Yes, you have to track them down, yes it takes forever for the hard ones. But most of the time it Isn't hardware, most of the time it my own bug and I can fix it.

It definitely takes some experience to be good at debugging. I guess that's why all the emphasis on development environments these days, where the hard stuff is being debugged by someone else and I can work on my app-level stuff in peace.

wccrawford · on June 9, 2011

I have definitely encountered bugs that I could not track down, which very well might have been a hardware problem. I was eventually forced to give up on it. (And I've gotten better at giving up earlier when something is going to be impossible to find.)

But I have never said, 'I won't look into a bug until multiple people have it.'

k33n · on June 9, 2011

This fact drives me insane. It's theoretically possible to write a perfect piece of software that can never fall down, break, blow up, etc. But it's actually pretty much impossible in practice unless you have either near unlimited resources (NASA in the 60's), but even with that you still might fail (Microsoft).

synnik · on June 9, 2011

There are two completely different conclusions that I would draw from his facts:

1) Most bugs are in code. But it might not be your code. Your code layers itself on top of many other layers of code that are outside of your control. Learning to deal with that will make a difference in your work.

2) Know how everything works. I am always hocked at people who claim to be web developers who don't even understand how an HTTP request/response works, much less what your browser does with the results. It is one of my interview questions for tech folk - I ask them to explain to me exactly what happens on the server when a browser sends it a request. Few people can give much detail here. Most can only give a generic explanation of the actions taken, if that.

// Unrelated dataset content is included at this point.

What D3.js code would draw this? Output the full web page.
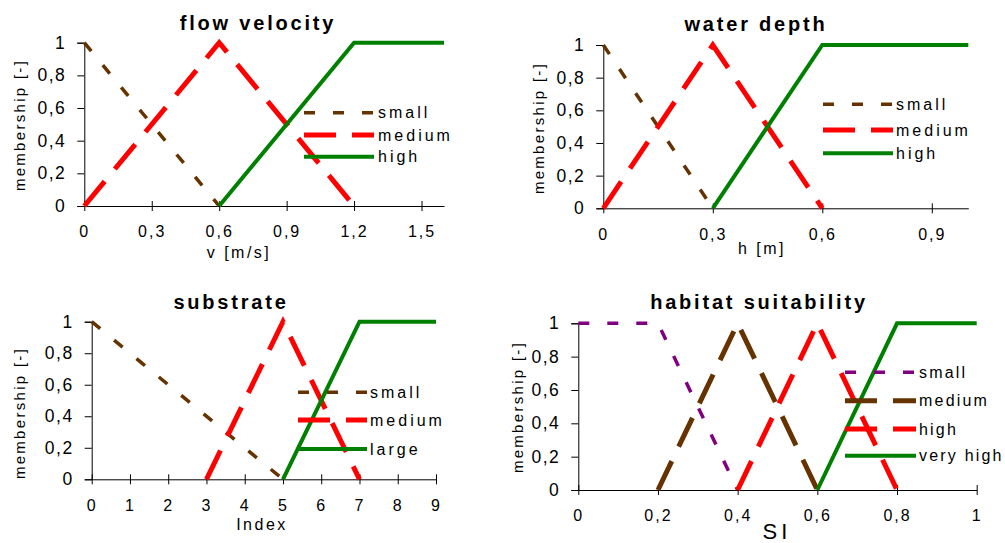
<!DOCTYPE html>
<html>
<head>
<meta charset="utf-8">
<script src="https://cdn.jsdelivr.net/npm/d3@7"></script>
<style>
  body { margin: 0; background: #fff; }
  svg { display: block; font-family: "Liberation Sans", Arial, sans-serif; }
  .title { font-weight: bold; font-size: 20px; letter-spacing: 2.8px; }
  .tick text { font-size: 16px; letter-spacing: 2px; fill: #000; }
  .yaxis .tick text { font-size: 17.5px; letter-spacing: 1.5px; }
  .ylab { font-size: 15px; letter-spacing: 2.3px; }
  .xlab { font-size: 16px; letter-spacing: 2.5px; }
  .leg { font-size: 16px; letter-spacing: 3px; }
</style>
</head>
<body>
<svg id="chart" width="1005" height="543"></svg>
<script>
// membership functions, [x, membership]
var velocitySmall  = [[0, 1], [0.6, 0]];
var velocityMedium = [[0, 0], [0.6, 1], [1.2, 0]];
var velocityHigh   = [[0.6, 0], [1.2, 1], [1.6, 1]];
var velocityTicks  = [0, 0.3, 0.6, 0.9, 1.2, 1.5];

var depthSmall  = [[0, 1], [0.3, 0]];
var depthMedium = [[0, 0], [0.3, 1], [0.6, 0]];
var depthHigh   = [[0.3, 0], [0.6, 1], [1, 1]];
var depthTicks  = [0, 0.3, 0.6, 0.9];

var substrateSmall  = [[0, 1], [5, 0]];
var substrateMedium = [[3, 0], [5, 1], [7, 0]];
var substrateLarge  = [[5, 0], [7, 1], [9, 1]];
var substrateTicks  = [0, 1, 2, 3, 4, 5, 6, 7, 8, 9];

var suitSmall    = [[0, 1], [0.2, 1], [0.4, 0]];
var suitMedium   = [[0.2, 0], [0.4, 1], [0.6, 0]];
var suitHigh     = [[0.4, 0], [0.6, 1], [0.8, 0]];
var suitVeryHigh = [[0.6, 0], [0.8, 1], [1, 1]];
var suitTicks    = [0, 0.2, 0.4, 0.6, 0.8, 1];

var membershipTicks = [0, 0.2, 0.4, 0.6, 0.8, 1];

var labels3 = ["small", "medium", "high"];
var labelsSubstrate = ["small", "medium", "large"];
var labelsSuit = ["small", "medium", "high", "very high"];

// line styles
var BROWN = "#663300", RED = "#ff0000", GREEN = "#008000", PURPLE = "#800080";
var shortDash = {width: 3.5, dash: "11,18"};
var longDash = {width: 5, dash: "32,16"};
var solid = {width: 4, dash: null};

// comma decimal separator
var fmt = d3.formatLocale({decimal: ",", thousands: ".", grouping: [3], currency: ["", ""]}).format("~g");

var panels = [
  {title: "flow velocity", xlab: "v [m/s]", domain: [0, 1.6], ticks: velocityTicks,
   x0: 84.3, x1: 444, yb: 206, yt: 42.7, titleX: 258, titleY: 30, ylabX: 20, ylabY: 125,
   xlabX: 239, xlabY: 258, big: false, legSpacing: 3,
   series: [velocitySmall, velocityMedium, velocityHigh], names: labels3,
   styles: [[BROWN, shortDash], [RED, longDash], [GREEN, solid]],
   legX0: 304, legX1: 374, legT: 378, legY: [112.7, 135, 156.7]},
  {title: "water depth", xlab: "h [m]", domain: [0, 1], ticks: depthTicks,
   x0: 603.3, x1: 968.3, yb: 208.3, yt: 45, titleX: 756, titleY: 31, ylabX: 539, ylabY: 128,
   xlabX: 762, xlabY: 254, big: false, legSpacing: 3,
   series: [depthSmall, depthMedium, depthHigh], names: labels3,
   styles: [[BROWN, shortDash], [RED, longDash], [GREEN, solid]],
   legX0: 823, legX1: 893, legT: 896, legY: [104.3, 130, 153.3]},
  {title: "substrate", xlab: "Index", domain: [0, 9], ticks: substrateTicks,
   x0: 91.7, x1: 436, yb: 479.3, yt: 321.7, titleX: 231, titleY: 309, ylabX: 20, ylabY: 413,
   xlabX: 262, xlabY: 530, big: false, legSpacing: 3,
   series: [substrateSmall, substrateMedium, substrateLarge], names: labelsSubstrate,
   styles: [[BROWN, shortDash], [RED, longDash], [GREEN, solid]],
   legX0: 298, legX1: 367, legT: 370, legY: [392.3, 420, 449]},
  {title: "habitat suitability", xlab: "SI", domain: [0, 1], ticks: suitTicks,
   x0: 578.3, x1: 976.7, yb: 490, yt: 323.3, titleX: 759, titleY: 309, ylabX: 518, ylabY: 407,
   xlabX: 777, xlabY: 539, big: true, legSpacing: 2.2,
   series: [suitSmall, suitMedium, suitHigh, suitVeryHigh], names: labelsSuit,
   styles: [[PURPLE, shortDash], [BROWN, longDash], [RED, longDash], [GREEN, solid]],
   legX0: 845, legX1: 916, legT: 919, legY: [372.3, 400.7, 429, 455.7]}
];

var svg = d3.select("#chart");

panels.forEach(function(p) {
    var x = d3.scaleLinear().domain(p.domain).range([p.x0, p.x1]);
    var y = d3.scaleLinear().domain([0, 1]).range([p.yb, p.yt]);
    var g = svg.append("g");

    // y axis
    var ya = g.append("g").attr("class", "yaxis")
        .attr("transform", "translate(" + p.x0 + ",0)")
        .call(d3.axisLeft(y).tickValues(membershipTicks).tickFormat(fmt).tickSizeOuter(0).tickSize(7).tickPadding(11));
    ya.select(".domain").attr("stroke", "#000");
    ya.selectAll(".tick text").attr("font-family", null).attr("font-size", null);

    // x axis, ticks cross the axis line
    var xa = g.append("g")
        .attr("transform", "translate(0," + p.yb + ")")
        .call(d3.axisBottom(x).tickValues(p.ticks).tickFormat(fmt).tickSizeOuter(0));
    xa.selectAll(".tick line").attr("y1", -5).attr("y2", 5);
    xa.selectAll(".tick text").attr("font-family", null).attr("font-size", null)
        .attr("y", 20).attr("dy", "0.71em");

    g.append("text").attr("class", "title")
        .attr("x", p.titleX).attr("y", p.titleY).attr("text-anchor", "middle").text(p.title);

    g.append("text").attr("class", "ylab")
        .attr("transform", "translate(" + p.ylabX + "," + p.ylabY + ") rotate(-90)")
        .attr("text-anchor", "middle").attr("dy", "0.35em").text("membership [-]");

    var xl = g.append("text").attr("class", "xlab")
        .attr("x", p.xlabX).attr("y", p.xlabY).attr("text-anchor", "middle").text(p.xlab);
    if (p.big) xl.style("font-size", "22px").style("letter-spacing", "4px");

    var line = d3.line().x(function(d) { return x(d[0]); }).y(function(d) { return y(d[1]); });

    p.series.forEach(function(s, i) {
        var st = p.styles[i];
        g.append("path")
            .attr("d", line(s))
            .attr("fill", "none")
            .attr("stroke", st[0])
            .attr("stroke-width", st[1].width)
            .attr("stroke-dasharray", st[1].dash);
    });

    // legend
    p.names.forEach(function(name, i) {
        var st = p.styles[i];
        g.append("line")
            .attr("x1", p.legX0).attr("x2", p.legX1)
            .attr("y1", p.legY[i]).attr("y2", p.legY[i])
            .attr("stroke", st[0])
            .attr("stroke-width", st[1].width)
            .attr("stroke-dasharray", st[1].dash);
        g.append("text").attr("class", "leg")
            .style("letter-spacing", p.legSpacing + "px")
            .attr("x", p.legT).attr("y", p.legY[i]).attr("dy", "0.35em").text(name);
    });
});
</script>
</body>
</html>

rickdale · on June 9, 2011

My biz partner has a GPS system from garmin. He lives in the central time zone, but works in the eastern time zone. Any time we use the GPS it will always add an hour to our trip when we are in EST.

Programmers aren't perfect. Practice makes permanents.

JoeAltmaier · on June 9, 2011

Ha! And my sister went to Egypt and looked up the gps distance to home (Iowa): 8000 miles. Off by 50%. Why? The programmer was doing cartesian distance instead of great-circle. So yes, if she drilled a tunnel through the Earth's core, it was only 8000 miles. :)

T-hawk · on June 10, 2011

No, 8000 miles sounds about right for the great-circle distance on the surface from Iowa to Egypt.

First, the diameter of the Earth is not quite 8000 miles, but 7926. So if anything says more than 7926 (plus maybe the height of a mountain or whatever), it's not calculating a straight line in Cartesian 3d space.

Second, that distance of 7926 miles would be from a point to its antipode. Iowa is not antipodal to Egypt, not even close. The antipode of Iowa is in the Indian Ocean and hundreds of miles from any land. The straight-line distance from Iowa to Egypt through the Earth's sphere would be more like 6000 miles.

sedachv · on June 9, 2011

Read Jim Gray's Why do computers stop and what can be done about it? (http://www.hpl.hp.com/techreports/tandem/TR-85.7.pdf)

Excerpts:

"In the measured period, one out of 132 software faults was a Bohrbug, the rest were Heisenbugs."

"[retry] routines had a 76% success rate in continuing system execution."

Cosmic rays or race conditions, transient bugs are common.